Editor's note: Charts are available in the PDF format.
We are through the proverbial tunnel and can see the light. A slowly recovering economy and increasing consumer confidence has pushed dollars spent on foodservice upwards, including those spent in the vending industry. Overall, the four-year decline in vending operation revenues finally ended in fiscal 2012. Operators reported an average growth of 1.86 percentage points, raising this year’s Automatic Merchandiser State of the Vending Industry Report aggregate industry revenue to $19.31 billion, up from $18.96 billion in 2011. The growth was accompanied by more operators raising prices — 83 percent — in a continuing effort to keep up with increasing product and operating costs. These operators met with less resistance than in the past as end users saw other retailers also raise prices.
Technology was named as one of the top factors contributing to growth, along with the improving economy. Operators reported investing in systems that allow an operation to run with higher profits and lower operating costs, installing more diverse payment options and launching micro markets.
A challenge that affected many vendors in 2012 was healthy vending requirements in schools as well as other vending locations. Operators struggled with legislation that restricted the potential products sold and/or that placed taxes on traditional vending fare. They also reported concern about future legislation. Both the Food and Drug Administration’s final rule regarding calorie disclosure required by Obamacare and the U.S. Department of Agriculture proposed rule regarding the items allowed in school vending machines could severely constrict operator revenue and profits.
Compared to retail sales growth, vending revenue continued to lag in 2012. According to Technomic, a food research firm, restaurants and bars showed revenue growth of 4.5 percent for 2012.
Medium operations increase
Besides 2012 being a growth year in terms of revenue, many smaller operators were also able to grow. There was an increase in medium operations, defined as those with $1 million to $4.9 million in annual sales, as seen in chart 2. Locations hiring more employees and consumer confidence as well as embracing a new business model account for much of this change. The most successful operators reported analyzing their business more closely to focus on profitability and limiting waste better than they did in the past, which often required technology implementation.
There was a decline in the number of extra-large operators in 2012, as defined by revenue. Declining same store sales, loss of accounts and location downsizing were the most reported reasons for reduced sales which also led to staff reductions. More than half of operators made no staffing changes in 2012, however.
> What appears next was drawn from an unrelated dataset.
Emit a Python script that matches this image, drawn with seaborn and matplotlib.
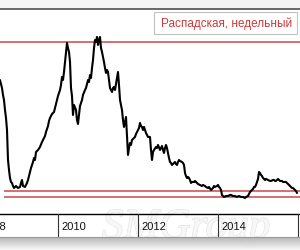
import matplotlib
matplotlib.use("Agg")
import matplotlib.pyplot as plt
import matplotlib.patheffects as pe
from matplotlib.patches import Rectangle
import numpy as np
import pandas as pd
import seaborn as sns

sns.set_style("white")
plt.rcParams['font.family'] = ['Liberation Sans', 'DejaVu Sans']

title = "Распадская, недельный"
watermark = "SMGroup"

years = [2008.525, 2008.575, 2008.600, 2008.625, 2008.650, 2008.675, 2008.700, 2008.725, 2008.750, 2008.775,
         2008.800, 2008.825, 2008.850, 2008.875, 2008.925, 2008.975, 2009.025, 2009.050, 2009.075, 2009.100,
         2009.150, 2009.200, 2009.225, 2009.275, 2009.300, 2009.350, 2009.375, 2009.400, 2009.425, 2009.475,
         2009.525, 2009.575, 2009.600, 2009.650, 2009.675, 2009.725, 2009.750, 2009.775, 2009.825, 2009.875,
         2009.900, 2009.950, 2009.975, 2010.025, 2010.050, 2010.075, 2010.100, 2010.125, 2010.150, 2010.175,
         2010.200, 2010.225, 2010.250, 2010.275, 2010.300, 2010.325, 2010.350, 2010.375, 2010.425, 2010.450,
         2010.475, 2010.500, 2010.525, 2010.575, 2010.600, 2010.650, 2010.675, 2010.725, 2010.750, 2010.775,
         2010.800, 2010.825, 2010.850, 2010.875, 2010.900, 2010.925, 2010.950, 2010.975, 2011.000, 2011.025,
         2011.050, 2011.075, 2011.100, 2011.125, 2011.150, 2011.175, 2011.200, 2011.225, 2011.250, 2011.275,
         2011.300, 2011.325, 2011.350, 2011.375, 2011.400, 2011.425, 2011.450, 2011.475, 2011.500, 2011.525,
         2011.550, 2011.575, 2011.600, 2011.625, 2011.650, 2011.675, 2011.700, 2011.725, 2011.750, 2011.775,
         2011.800, 2011.825, 2011.875, 2011.900, 2011.925, 2011.975, 2012.000, 2012.025, 2012.050, 2012.075,
         2012.100, 2012.125, 2012.150, 2012.175, 2012.225, 2012.275, 2012.300, 2012.325, 2012.350, 2012.375,
         2012.425, 2012.450, 2012.475, 2012.525, 2012.550, 2012.575, 2012.600, 2012.625, 2012.650, 2012.675,
         2012.700, 2012.725, 2012.750, 2012.775, 2012.800, 2012.825, 2012.875, 2012.900, 2012.925, 2012.950,
         2012.975, 2013.000, 2013.025, 2013.075, 2013.100, 2013.125, 2013.150, 2013.175, 2013.200, 2013.225,
         2013.250, 2013.275, 2013.300, 2013.325, 2013.375, 2013.400, 2013.450, 2013.475, 2013.525, 2013.575,
         2013.600, 2013.650, 2013.675, 2013.725, 2013.750, 2013.800, 2013.825, 2013.850, 2013.875, 2013.900,
         2013.950, 2013.975, 2014.000, 2014.025, 2014.050, 2014.075, 2014.100, 2014.125, 2014.175, 2014.225,
         2014.275, 2014.300, 2014.350, 2014.400, 2014.450, 2014.500, 2014.550, 2014.600, 2014.650, 2014.675,
         2014.725, 2014.750, 2014.775, 2014.800, 2014.825, 2014.850, 2014.875, 2014.900, 2014.925, 2014.950,
         2014.975, 2015.000, 2015.025, 2015.050, 2015.075, 2015.100, 2015.125, 2015.150, 2015.175, 2015.225,
         2015.275, 2015.300, 2015.350, 2015.375, 2015.400, 2015.425, 2015.450, 2015.475, 2015.500, 2015.525,
         2015.575, 2015.600, 2015.650, 2015.675, 2015.700, 2015.725, 2015.750, 2015.775, 2015.800, 2015.825,
         2015.850, 2015.875, 2015.900, 2015.925, 2015.950]

prices = [167.5, 157.5, 148.8, 142.5, 130.0, 120.0, 105.0, 67.5, 55.0, 45.0,
          40.0, 38.8, 35.0, 32.5, 35.0, 32.5, 33.8, 38.8, 42.5, 35.0,
          33.8, 38.8, 42.5, 52.5, 57.5, 65.0, 70.0, 67.5, 77.5, 80.0,
          83.8, 90.0, 92.5, 97.5, 102.5, 110.0, 116.3, 120.0, 125.0, 127.5,
          132.5, 142.5, 147.5, 155.0, 161.3, 171.3, 167.5, 177.5, 190.0, 202.5,
          213.8, 207.5, 202.5, 190.0, 157.5, 147.5, 123.8, 136.3, 130.0, 117.5,
          112.5, 123.8, 135.0, 142.5, 148.8, 155.0, 157.5, 167.5, 165.0, 173.8,
          170.0, 182.5, 192.5, 207.5, 217.5, 215.0, 221.3, 211.3, 217.5, 221.3,
          207.5, 202.5, 196.3, 190.0, 182.5, 176.3, 180.0, 177.5, 167.5, 157.5,
          155.0, 152.5, 157.5, 158.8, 155.0, 162.5, 170.0, 177.5, 161.3, 142.5,
          136.3, 130.0, 117.5, 108.8, 115.0, 121.3, 96.3, 73.8, 82.5, 88.8,
          86.3, 92.5, 95.0, 96.3, 100.0, 105.0, 107.5, 113.8, 110.0, 108.8,
          105.0, 108.8, 105.0, 101.3, 96.3, 96.3, 80.0, 67.5, 77.5, 80.0,
          83.8, 82.5, 86.3, 80.0, 82.5, 85.0, 80.0, 76.3, 82.5, 86.3,
          82.5, 76.3, 70.0, 65.0, 63.8, 61.3, 63.8, 65.0, 62.5, 61.3,
          65.0, 67.5, 66.3, 65.0, 63.8, 61.3, 51.3, 47.5, 45.0, 46.3,
          45.0, 42.5, 38.8, 40.0, 40.0, 41.3, 38.8, 37.5, 36.3, 35.0,
          36.3, 35.0, 33.8, 32.5, 33.8, 30.0, 31.3, 32.5, 35.0, 33.8,
          35.0, 36.3, 33.8, 32.5, 30.0, 23.8, 22.5, 21.3, 22.5, 22.5,
          23.8, 23.8, 22.5, 22.5, 21.3, 22.5, 21.3, 21.3, 20.0, 21.3,
          22.5, 25.0, 27.5, 28.8, 30.0, 31.3, 33.8, 33.8, 36.3, 40.0,
          43.8, 52.5, 51.3, 48.8, 47.5, 45.0, 43.8, 42.5, 43.8, 42.5,
          41.3, 41.3, 42.5, 42.5, 41.3, 41.3, 42.5, 43.8, 42.5, 41.3,
          41.3, 40.0, 40.0, 40.0, 38.8, 37.5, 36.3, 35.0, 33.8, 32.5,
          32.5, 31.3, 30.0, 28.8, 26.3]

resistance = [215.0]
supports = [29.0, 21.0]
tick_years = [2008, 2010, 2012, 2014, 2016]
label_years = [2008, 2010, 2012, 2014]

W, H = 300, 250
fig = plt.figure(figsize=(3, 2.5), dpi=100, facecolor='white')

def fx(x):
    return x / W

def fy(y):
    return 1 - y / H

xlim = (2008.525, 2016.025)

# watermark (behind everything)
wm = fig.text(fx(186), fy(228), watermark, fontsize=31, style='italic', family='Liberation Serif',
              color='#f7f7f7', ha='center', va='center', zorder=-5)
wm.set_path_effects([pe.withStroke(linewidth=1.0, foreground='#e2e2e2'), pe.Normal()])

# main axes
ax = fig.add_axes([0, fy(214), 1, (214 - 10) / H])
ax.set_facecolor('none')
df = pd.DataFrame({'year': years, 'price': prices})
sns.lineplot(data=df, x='year', y='price', ax=ax, color='black', lw=1.5, estimator=None, sort=False)
ax.set_xlim(*xlim)
ax.set_ylim(0, 255)
for r in resistance:
    ax.axhline(r, color='#cc4444', lw=1.2, alpha=0.9, zorder=1)
for s in supports:
    ax.hlines(s, 2008.625, xlim[1], color='#cc4444', lw=1.2, alpha=0.9, zorder=1)
ax.set_xticks([]); ax.set_yticks([])
ax.set_xlabel(''); ax.set_ylabel('')
for sp in ['top', 'left', 'right']:
    ax.spines[sp].set_visible(False)
ax.spines['bottom'].set_color('black')
ax.spines['bottom'].set_linewidth(1.0)

# tick label strip
ax2 = fig.add_axes([0, fy(237), 1, (237 - 214) / H])
ax2.set_facecolor('none')
ax2.set_zorder(3)
ax2.set_xlim(*xlim); ax2.set_ylim(0, 1)
ax2.set_xticks([]); ax2.set_yticks([])
for sp in ['top', 'left', 'right']:
    ax2.spines[sp].set_visible(False)
ax2.spines['bottom'].set_color('#999999')
for t in tick_years:
    ax2.axvline(t - 0.025, color='#333333', lw=0.8)
for t in label_years:
    ax2.text(t + 0.05, 0.45, str(t), ha='left', va='center', fontsize=8, color='#111111')

# bottom shadow gradient
ax3 = fig.add_axes([0, 0, 1, (250 - 237) / H])
grad = np.linspace(0.68, 0.97, 50).reshape(-1, 1)
ax3.imshow(grad, aspect='auto', cmap='gray', vmin=0, vmax=1, extent=[0, 1, 0, 1], origin='upper', alpha=0.9)
ax3.axis('off')

# top frame line
fig.add_artist(plt.Line2D([0, 1], [fy(9), fy(9)], color='#666666', lw=1.4))
fig.add_artist(Rectangle((0, fy(8)), 1, 8 / H, facecolor='#f4f4f4', edgecolor='none', transform=fig.transFigure))

# legend box
fig.add_artist(Rectangle((fx(154), fy(34)), (297 - 154) / W, (34 - 12) / H, facecolor='white',
                         edgecolor='#c0c0c0', lw=0.8, transform=fig.transFigure))
fig.text(fx(227), fy(23.5), title, ha='center', va='center', fontsize=8.5, color='#cc3a3a')

fig.savefig('out.png', dpi=100)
Of the owners that did make staff changes, more increased their delivery staff than other positions, followed by nearly equal increases in sales and repair staff, see chart 4B. Reductions in staff were also overwhelmingly in delivery personnel and usually brought on by dropping revenues.
Operators used a variety of strategies to handle rising costs in 2012 and were asked this year to report all steps taken, therefore the total in chart 6 will not equal 100 percent. However, the top ranking strategy was raising prices mostly in the candy, snack and confection category, shown in chart 7, which continues a four year trend. Operators were also likely to increase prices in cold drinks, OCS and vended food. Many operators reported they were more comfortable raising prices in 2012 due to other retail segments also increasing prices.
The need for all food retailers to raise their prices is supported by a forecast from the National Restaurant Association, which tracks data for full and quick-serve restaurants, bars as well as cafeterias. The NRA reports that wholesale food prices continued to rise in 2012, by 2 percent, making the aggregate increase for the last six years 30 percent, minus a 3.8 percent drop in 2009.